Se non ci fossero in ballo un miliardo e mezzo di diritti televisivi e la sopravvivenza di molti club di A, la partita della Lega Calcio si potrebbe chiudere con una banale freddura a sfondo botanico: un Dal-Pino al posto di un Abete (che ha rispettato scadenze, mandato e parola, rifiutando fino all’ultimo le lusinghe per passare da commissario a presidente). Ma la realtà è molto più seria e complessa, legata all’ennesimo scontro tra le due cordate di padroni del vapore che puntano al controllo della Lega di A, quella che gli umoristi chiamano “la Confindustria del pallone”.

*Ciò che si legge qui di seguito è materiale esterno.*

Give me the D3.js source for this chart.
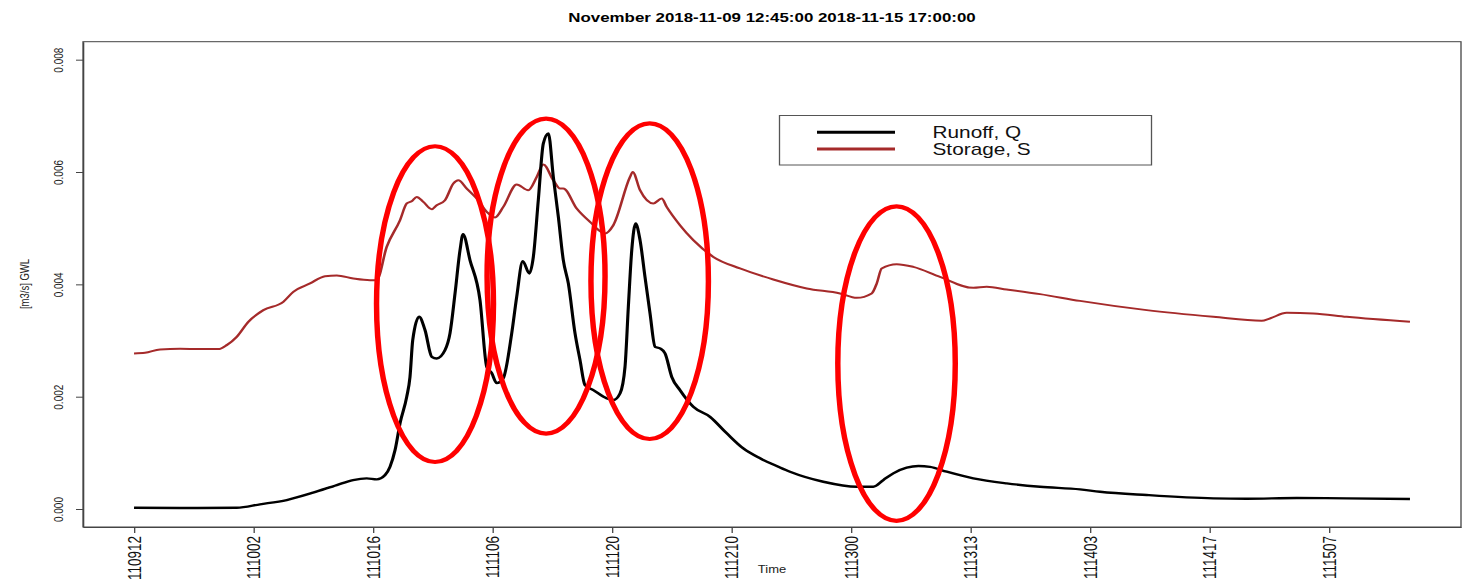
<!DOCTYPE html>
<html>
<head>
<meta charset="utf-8">
<script src="https://cdn.jsdelivr.net/npm/d3@7"></script>
<style>
  html, body { margin: 0; padding: 0; background: #fff; }
  svg { display: block; font-family: "Liberation Sans", Arial, sans-serif; }
</style>
</head>
<body>
<svg id="chart"></svg>
<script>
// Hours since 2018-11-09 12:45 and values for each series
const runoffHours = [0, 5.39, 12.03, 14.76, 17.89, 20.97, 23.75, 25.66, 27.26, 28.43, 29.41, 29.99, 30.58, 31.17, 31.95, 32.33, 32.65, 33.39, 34.09, 34.88, 35.46, 36.43, 37.02, 37.61, 38.19, 38.54, 39.36, 40.53, 41.32, 41.9, 42.49, 43.26, 44.25, 44.83, 45.54, 46.31, 46.78, 47.36, 47.95, 48.54, 49.12, 49.71, 50.29, 50.88, 51.66, 52.25, 52.83, 53.81, 55.38, 56.15, 56.94, 57.52, 57.91, 58.31, 58.77, 59.28, 59.86, 60.45, 61.04, 61.62, 62.21, 62.99, 63.96, 65.52, 67.48, 69.44, 71.38, 73.34, 75.48, 76.85, 80.75, 84.67, 86.61, 87.78, 88.95, 90.52, 91.9, 93.25, 95.21, 98.33, 102.24, 106.14, 110.82, 113.17, 118.64, 126.44, 130.36, 136.21, 142.07, 149.48];
const runoffQ = [0.000023, 0.000018, 0.000023, 0.000084, 0.00016, 0.00029, 0.000427, 0.000516, 0.000546, 0.000528, 0.000605, 0.000753, 0.00105, 0.00153, 0.0020, 0.002354, 0.003007, 0.003422, 0.003185, 0.00271, 0.002681, 0.002829, 0.003132, 0.003843, 0.004609, 0.004893, 0.004431, 0.003719, 0.002532, 0.00242, 0.002242, 0.002331, 0.003132, 0.003778, 0.004413, 0.004194, 0.004489, 0.005498, 0.006507, 0.006685, 0.005913, 0.005201, 0.004431, 0.004016, 0.003132, 0.002651, 0.002206, 0.002117, 0.00197, 0.00194, 0.002059, 0.002532, 0.0036, 0.004609, 0.005084, 0.004786, 0.004134, 0.003482, 0.002888, 0.00286, 0.00277, 0.002354, 0.002117, 0.00182, 0.001642, 0.001347, 0.001078, 0.000902, 0.000753, 0.000664, 0.000486, 0.000397, 0.000397, 0.000516, 0.000635, 0.000735, 0.000765, 0.00075, 0.000664, 0.000546, 0.000457, 0.000397, 0.00035, 0.000308, 0.000249, 0.00019, 0.000183, 0.000196, 0.00019, 0.000178];

const storageHours = [0, 1.29, 3.05, 5.39, 7.73, 9.88, 10.86, 12.03, 13.39, 15.15, 17.49, 18.66, 20.62, 22.38, 23.75, 25.69, 27.65, 28.43, 29.6, 31.16, 31.95, 32.53, 33.12, 33.89, 34.88, 35.46, 36.43, 37.41, 37.99, 38.98, 40.15, 41.32, 42.29, 43.26, 44.83, 46.19, 47.18, 47.95, 49.12, 49.91, 50.29, 51.86, 53.42, 55.18, 56.15, 58.11, 58.42, 59.28, 60.84, 61.82, 62.4, 63.96, 65.52, 67.87, 70.99, 74.89, 78.81, 82.71, 84.67, 86.42, 87.01, 87.59, 89.35, 91.3, 94.42, 98.33, 99.89, 102.24, 106.14, 110.82, 118.64, 126.44, 132.11, 133.08, 135.04, 138.16, 142.07, 149.48];
const storageS = [0.00277, 0.002781, 0.002842, 0.002852, 0.002847, 0.002847, 0.002918, 0.003066, 0.003333, 0.003541, 0.003689, 0.003867, 0.004016, 0.004146, 0.004158, 0.004105, 0.004075, 0.004075, 0.004667, 0.005142, 0.00544, 0.00548, 0.005557, 0.005468, 0.005338, 0.005409, 0.005498, 0.005795, 0.005854, 0.005706, 0.005528, 0.00529, 0.00519, 0.005379, 0.005778, 0.005676, 0.005913, 0.006133, 0.005854, 0.005706, 0.005706, 0.00535, 0.005112, 0.004906, 0.005053, 0.005913, 0.006002, 0.005676, 0.00544, 0.005528, 0.005379, 0.005053, 0.004787, 0.004489, 0.004283, 0.004087, 0.003927, 0.003838, 0.00376, 0.003838, 0.004016, 0.004283, 0.00436, 0.004311, 0.004133, 0.003938, 0.003956, 0.003909, 0.003826, 0.003706, 0.003541, 0.003422, 0.003351, 0.003393, 0.003493, 0.003482, 0.003422, 0.003333];

// Time axis ticks (every 14 hours) and their labels
const tickHours = [0, 14, 28, 42, 56, 70, 84, 98, 112, 126, 140];
const tickLabels = ["110912", "111002", "111016", "111106", "111120", "111210", "111300", "111313", "111403", "111417", "111507"];
const yTicks = [0, 0.002, 0.004, 0.006, 0.008];

// Highlighted event windows: centre hour, centre value, half-width (h), half-height
const eventHours = [35.26, 48.27, 60.41, 89.33];
const eventValues = [0.003648, 0.004146, 0.004057, 0.002589];
const eventHalfHours = [6.85, 6.91, 6.88, 6.88];
const eventHalfValues = [0.002811, 0.002803, 0.00281, 0.0028];

const seriesNames = ["Runoff, Q", "Storage, S"];
const seriesColors = ["#000000", "#A52A2A"];

// Drawing is done in a horizontally compressed frame, then stretched to the page
const SX = 1.3;
const W = 1465, H = 586;
const plotLeft = 83, plotRight = 1461, plotTop = 41.7, plotBottom = 527;

const svg = d3.select("#chart")
  .attr("width", W).attr("height", H)
  .attr("viewBox", `0 0 ${W / SX} ${H}`)
  .attr("preserveAspectRatio", "none");

const xMax = d3.max(runoffHours);
const x = d3.scaleLinear()
  .domain([-0.04 * xMax, 1.04 * xMax])
  .range([plotLeft / SX, plotRight / SX]);
const y = d3.scaleLinear()
  .domain([-0.00032, 0.00832])
  .range([plotBottom, plotTop]);

// Title
svg.append("text")
  .attr("x", 772 / SX).attr("y", 22)
  .attr("text-anchor", "middle")
  .attr("font-size", 13).attr("font-weight", "bold")
  .text("November 2018-11-09 12:45:00 2018-11-15 17:00:00");

// Plot frame
svg.append("rect")
  .attr("x", plotLeft / SX).attr("y", plotTop)
  .attr("width", (plotRight - plotLeft) / SX).attr("height", plotBottom - plotTop)
  .attr("fill", "none").attr("stroke", "#444").attr("stroke-width", 1);

// Y axis
const yAxis = svg.append("g")
  .attr("transform", `translate(${plotLeft / SX},0)`)
  .call(d3.axisLeft(y).tickValues(yTicks).tickFormat(d3.format(".3f")).tickSize(7 / SX).tickSizeOuter(0));
yAxis.select(".domain").attr("stroke", "#444");
yAxis.selectAll(".tick line").attr("stroke", "#444");
yAxis.selectAll(".tick text")
  .attr("x", 0).attr("y", 0).attr("dy", "0.35em")
  .attr("text-anchor", "middle")
  .attr("transform", `translate(${(58 - plotLeft) / SX},0) rotate(-90)`)
  .attr("font-size", 10).attr("fill", "#222")
  .attr("font-family", "'Liberation Sans', Arial, sans-serif");

svg.append("text")
  .attr("transform", `translate(${25 / SX},284) rotate(-90)`)
  .attr("dy", "0.35em")
  .attr("text-anchor", "middle")
  .attr("font-size", 9.5).attr("fill", "#222")
  .text("[m3/s] GWL");

// X axis
const xAxis = svg.append("g")
  .attr("transform", `translate(0,${plotBottom})`)
  .call(d3.axisBottom(x).tickValues(tickHours).tickFormat((d, i) => tickLabels[i]).tickSize(6).tickSizeOuter(0));
xAxis.select(".domain").attr("stroke", "#444");
xAxis.selectAll(".tick line").attr("stroke", "#444");
xAxis.selectAll(".tick text")
  .attr("x", 0).attr("y", 0).attr("dy", "0.35em")
  .attr("text-anchor", "end")
  .attr("transform", "translate(0,9) rotate(-90)")
  .attr("font-size", 13.5).attr("fill", "#111")
  .attr("font-family", "'Liberation Sans', Arial, sans-serif");

svg.append("text")
  .attr("x", 772 / SX).attr("y", 573)
  .attr("text-anchor", "middle")
  .attr("font-size", 10).attr("fill", "#222")
  .text("Time");

// Series lines
const line = d3.line()
  .x(d => x(d[0]))
  .y(d => y(d[1]))
  .curve(d3.curveMonotoneX);

svg.append("path")
  .datum(storageHours.map((h, i) => [h, storageS[i]]))
  .attr("fill", "none")
  .attr("stroke", seriesColors[1])
  .attr("stroke-width", 2)
  .attr("stroke-linejoin", "round")
  .attr("d", line);

svg.append("path")
  .datum(runoffHours.map((h, i) => [h, runoffQ[i]]))
  .attr("fill", "none")
  .attr("stroke", seriesColors[0])
  .attr("stroke-width", 2.4)
  .attr("stroke-linejoin", "round")
  .attr("d", line);

// Event highlights
svg.selectAll("ellipse.event")
  .data(eventHours.map((h, i) => ({ h, v: eventValues[i], dh: eventHalfHours[i], dv: eventHalfValues[i] })))
  .join("ellipse")
  .attr("class", "event")
  .attr("cx", d => x(d.h))
  .attr("cy", d => y(d.v))
  .attr("rx", d => x(d.h + d.dh) - x(d.h))
  .attr("ry", d => y(d.v - d.dv) - y(d.v))
  .attr("fill", "none")
  .attr("stroke", "#ff0000")
  .attr("stroke-width", 4.2);

// Legend
const legend = svg.append("g");
legend.append("rect")
  .attr("x", 779.5 / SX).attr("y", 115.5)
  .attr("width", (1151.5 - 779.5) / SX).attr("height", 49.5)
  .attr("fill", "#fff").attr("stroke", "#555").attr("stroke-width", 1);
seriesNames.forEach((name, i) => {
  const ly = 132.3 + i * 16.7;
  legend.append("line")
    .attr("x1", 817 / SX).attr("x2", 895 / SX)
    .attr("y1", ly).attr("y2", ly)
    .attr("stroke", seriesColors[i]).attr("stroke-width", 3);
  legend.append("text")
    .attr("x", 932.5 / SX).attr("y", ly + 5.8)
    .attr("font-size", 16).attr("fill", "#111")
    .text(name);
});
</script>
</body>
</html>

Lotito batte Agnelli 3-0 è il titolo più facile per la movimentata assemblea che ha consegnato a Paolo Dal Pino – manager internazionale nel campo dell’editoria e dell’informatica – i comandi della locomotiva di tutto il calcio italiano. Un outsider, si direbbe, ma non tutti ricordano che nei mesi scorsi i cacciatori di teste avevano individuato in Dal Pino un possibile amministratore delegato per la Lega di A, cioè “un manager per aumentare i ricavi”, secondo la definizione un po’ brutale ma efficace di Lotito. Fu affondato da Malagò, allora commissario straordinario a Milano, che gli preferì De Siervo. Ma è proprio attorno all’identikit di Dal Pino che ruota la soluzione trovata con una maggioranza appena sufficiente: 12 voti contro 7 per Miccichè, una scheda bianca. La partenza è in salita. Il piano di Lotito e soci, però, sta prendendo forma: i poteri del presidente di Lega sono limitati oggi a un’attività di coordinamento e di rappresentanza, tutto quello che conta davvero è nelle mani dell’ad. Forte di un contratto con scadenza 2021,De Siervo non ha intenzione di mollare, mentre l’obiettivo è quello di depotenziarlo, cambiare lo Statuto e trasferire al neo presidente deleghe e competenze per la parte economico-finanziaria. A cominciare dalla guerra Mediapro-Sky per la grande abbuffata dei diritti tv.
Dal Pino, quindi, non solo presidente, ma anche il nuovo “uomo dei ricavi”, con la prospettiva e la speranza di arrivare a 2 miliardi di euro nel prossimo contratto 2021-2024. Per lui fa il tifo tutto il calcio professionistico, pronto a chiedere una fettina in più di “torta”: la Serie B di Balata, poche idee ma sempre a caccia di soldi, e la Serie C di Ghirelli, impantanata in un duello a distanza con il ministro Gualtieri per prendere ossigeno da benefici economici sotto forma di defiscalizzazione. Di fronte a interessi malcelati e quasi sempre egoistici, in una strana alleanza che fa storcere il naso ai rispettivi ultras, pur di far vincere il suo candidato, Claudio Lotito è andato a braccetto con la Roma e con l’eterno rivale Aurelio De Laurentiis con il quale condivide anche il problema delle multiproprietà (la Salernitana per il patron della Lazio, il Bari per quello del Napoli, ma su questo è la Figc che decide). Se riuscirà a passare dal fair play del tennis (elegante giocatore di club, salito in classifica fino all’attuale Serie B) all’arena del calcio con la stessa grinta che metteva sulla terra rossa, Paolo Dal Pino avrà 6/8 mesi di tempo per dare ragione ai suoi sostenitori. Ma soprattutto per convincere chi non lo ha votato e ha finito invece per esporre Gaetano Miccichè – presidente di Banca Imi e consigliere di amministrazione della Rcs di Cairo – a un secondo flop.
Nell’alleanza anti Dal Pino non mancano pezzi da novanta e reparti di artiglieria pesante: Urbano Cairo, che oltre al Torino, è proprietario di Gazzetta dello sport, Corriere della Sera e La 7 ; Antonello e Marotta, gestori dell’Inter con i capitali cinesi; Andrea Agnelli, presidente della Juventus e membro dell’Esecutivo Uefa. Almeno in quest’ultimo caso, in un mondo di interessi ma pur sempre di passioni sportive, Dal Pino parte con un vantaggio da non sottovalutare: una provata e indiscussa fede juventina.